1.2 - Donc si on pense que « la soi-disant réalité des choses n'est pas un fait mais à faire » (P. Kearney, La Poétique du possible) et si on pense que « la fonction de l'irréel est psychiquement aussi utile que la fonction de réel » (G. Bachelard, La Terre et les rêveries de la volonté), on défendra surtout les avantages d'une imagination aux puissances variées et étendues.

2 - Deuxième leçon

2.1 - On comprend également que discipliner les puissances de l'imagination en en tirant profit au maximum est la meilleure solution.

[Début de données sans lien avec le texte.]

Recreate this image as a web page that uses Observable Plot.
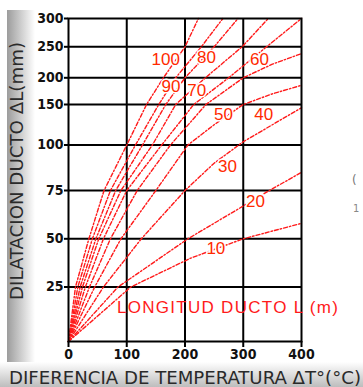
<!DOCTYPE html>
<html><head><meta charset="utf-8">
<script src="https://cdn.jsdelivr.net/npm/d3@7"></script>
<script src="https://cdn.jsdelivr.net/npm/@observablehq/plot@0.6"></script>
<style>
html,body{margin:0;padding:0;background:#fff;}
#chart{width:363px;height:387px;overflow:hidden;}
</style></head><body><div id="chart"></div>
<script>
// ---- data (ΔT in °C, ΔL in mm) ----
const xTicks = [0, 100, 200, 300, 400];
const yTicks = [25, 50, 75, 100, 150, 200, 250, 300];
const xGrid = [100, 200, 300];
const yGrid = [25, 50, 75, 100, 150, 200, 250];
const yDomain = [0, 25, 50, 75, 100, 150, 200, 250, 300];

const L10  = [[0,0],[107,25],[210,40],[300,50],[400,58]];
const L20  = [[0,0],[85,25],[205,50],[345,75],[400,85]];
const L30  = [[0,0],[60,25],[125,50],[200,75],[250,90],[300,104],[350,125],[400,146]];
const L40  = [[0,0],[45,25],[90,50],[150,75],[205,100],[250,125],[300,150],[350,170],[400,186]];
const L50  = [[0,0],[36,25],[72,50],[118,75],[175,100],[236,150],[300,200],[350,222],[400,239]];
const L60  = [[0,0],[29,25],[60,50],[100,75],[160,100],[215,150],[275,200],[340,250],[400,300]];
const L70  = [[0,0],[24,25],[52,50],[90,75],[144,100],[184,150],[235,200],[298,250],[343,300]];
const L80  = [[0,0],[20,25],[47,50],[81,75],[127,100],[167,150],[200,200],[250,250],[291,300]];
const L90  = [[0,0],[16,25],[41,50],[72,75],[115,100],[155,150],[184,200],[228,250],[265,300]];
const L100 = [[0,0],[12,25],[35,50],[61,75],[100,100],[134,150],[163,200],[200,250],[223,300]];
const lengths = [10, 20, 30, 40, 50, 60, 70, 80, 90, 100];
const series = [L10, L20, L30, L40, L50, L60, L70, L80, L90, L100];

const labelText = ["100", "90", "80", "70", "60", "50", "40", "30", "20", "10"];
const labelT    = [167, 176, 237, 220, 328, 266, 335, 273, 321, 253];
const labelMM   = [230, 184, 233, 177, 229, 137, 137, 88, 69.5, 45];

const legendText = "LONGITUD DUCTO L (m)";
const yTitle = "DILATACION DUCTO \u0394L(mm)";
const xTitle = "DIFERENCIA DE TEMPERATURA \u0394T\u00b0(\u00b0C)";

// ---- build tables ----
const rows = [];
series.forEach((s, i) => s.forEach(([t, mm]) => rows.push({L: lengths[i], t, mm})));
const labels = labelText.map((text, i) => ({text, t: labelT[i], mm: labelMM[i]}));

const plot = Plot.plot({
  width: 363, height: 387,
  marginLeft: 68, marginRight: 62, marginTop: 18, marginBottom: 46,
  style: {background: "transparent", fontFamily: "'DejaVu Sans Condensed','DejaVu Sans',sans-serif", fontSize: "14px", color: "#111"},
  x: {domain: [0, 400]},
  y: {type: "linear", domain: yDomain, range: [341, 286.5, 238.3, 190, 144.5, 104, 77.3, 46.3, 18]},
  marks: [
    Plot.gridX(xGrid, {stroke: "#000", strokeOpacity: 1, strokeWidth: 2}),
    Plot.gridY(yGrid, {stroke: "#000", strokeOpacity: 1, strokeWidth: 2}),
    Plot.line(rows, {x: "t", y: "mm", z: "L", stroke: "#ff1a1a", strokeWidth: 1.4, strokeDasharray: "4,2,1.5,2"}),
    Plot.text(labels, {x: "t", y: "mm", text: "text", fill: "#ff2a00", stroke: "white", strokeWidth: 3,
      fontSize: 17, fontFamily: "'Liberation Sans',Arial,sans-serif"}),
    Plot.frame({stroke: "#000", strokeWidth: 2}),
    Plot.axisX({ticks: xTicks, tickSize: 6, tickPadding: 2, label: null, stroke: "#000", strokeWidth: 2,
      fontSize: 14, fontWeight: "bold", fill: "#111"}),
    Plot.axisY({ticks: yTicks, tickSize: 4, tickPadding: 1, label: null, stroke: "#000", strokeWidth: 2,
      fontSize: 14, fontWeight: "bold", fill: "#111"})
  ]
});

const svg = d3.select(plot);
const defs = svg.insert("defs", ":first-child");
const gl = defs.append("linearGradient").attr("id", "gl").attr("x1", 0).attr("x2", 1).attr("y1", 0).attr("y2", 0);
gl.append("stop").attr("offset", "0%").attr("stop-color", "#9c9c9c");
gl.append("stop").attr("offset", "100%").attr("stop-color", "#ffffff");
const gb = defs.append("linearGradient").attr("id", "gb").attr("x1", 0).attr("x2", 0).attr("y1", 0).attr("y2", 1);
gb.append("stop").attr("offset", "0%").attr("stop-color", "#ffffff");
gb.append("stop").attr("offset", "100%").attr("stop-color", "#bdbdbd");
svg.insert("rect", "defs + *").attr("x", 0).attr("y", 362).attr("width", 363).attr("height", 25).attr("fill", "url(#gb)");
svg.insert("rect", "defs + *").attr("x", 7).attr("y", 10).attr("width", 28).attr("height", 377).attr("fill", "url(#gl)");
svg.insert("rect", "defs + *").attr("x", 0).attr("y", 0).attr("width", 363).attr("height", 387).attr("fill", "#fff");

const sx = plot.scale("x");
svg.append("text").text(legendText)
  .attr("x", sx.apply(84)).attr("y", 313).attr("text-anchor", "start")
  .attr("fill", "#ff1a1a").attr("font-size", 17).attr("font-family", "'Liberation Sans',Arial,sans-serif")
  .attr("textLength", 221).attr("lengthAdjust", "spacing");

svg.append("text").text(yTitle)
  .attr("transform", "translate(23,300) rotate(-90)").attr("text-anchor", "start")
  .attr("fill", "#2a2a2a").attr("font-size", 17).attr("font-family", "'DejaVu Sans Condensed','DejaVu Sans',sans-serif")
  .attr("textLength", 258).attr("lengthAdjust", "spacingAndGlyphs");

svg.append("text").text(xTitle)
  .attr("x", 9).attr("y", 384).attr("text-anchor", "start")
  .attr("fill", "#2a2a2a").attr("font-size", 17).attr("font-family", "'DejaVu Sans Condensed','DejaVu Sans',sans-serif")
  .attr("textLength", 352).attr("lengthAdjust", "spacingAndGlyphs");

svg.append("text").text("(").attr("x", 352).attr("y", 184).attr("text-anchor", "start").attr("fill", "#777").attr("font-size", 13);
svg.append("text").text("1").attr("x", 353).attr("y", 212).attr("text-anchor", "start").attr("fill", "#888").attr("font-size", 11);

document.getElementById("chart").appendChild(plot);
</script></body></html>
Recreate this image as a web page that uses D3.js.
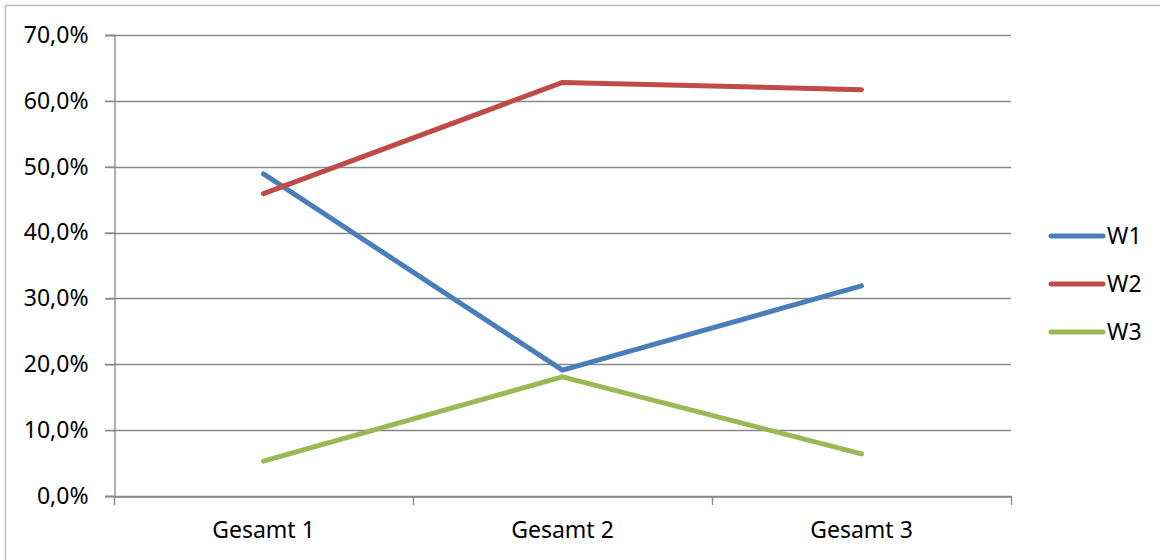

Chaque œuvre propose un équilibre particulier, lui-même modulé selon les sphères de l'expérience.

2.2 - Donc l'équilibre pourrait prendre la forme d'une optimisation des puissances de l'imagination dans le cadre d'une coopération avec les autres puissances de l'esprit et avec la puissance du réel.

3 Par conséquent, tout en étant lucide et vigilant, mais sans méfiance platement réaliste ou dogmatiquement rationaliste, on doit imaginer pouvoir célébrer les puissances de l'imagination : elles accroissent notre puissance et notre liberté.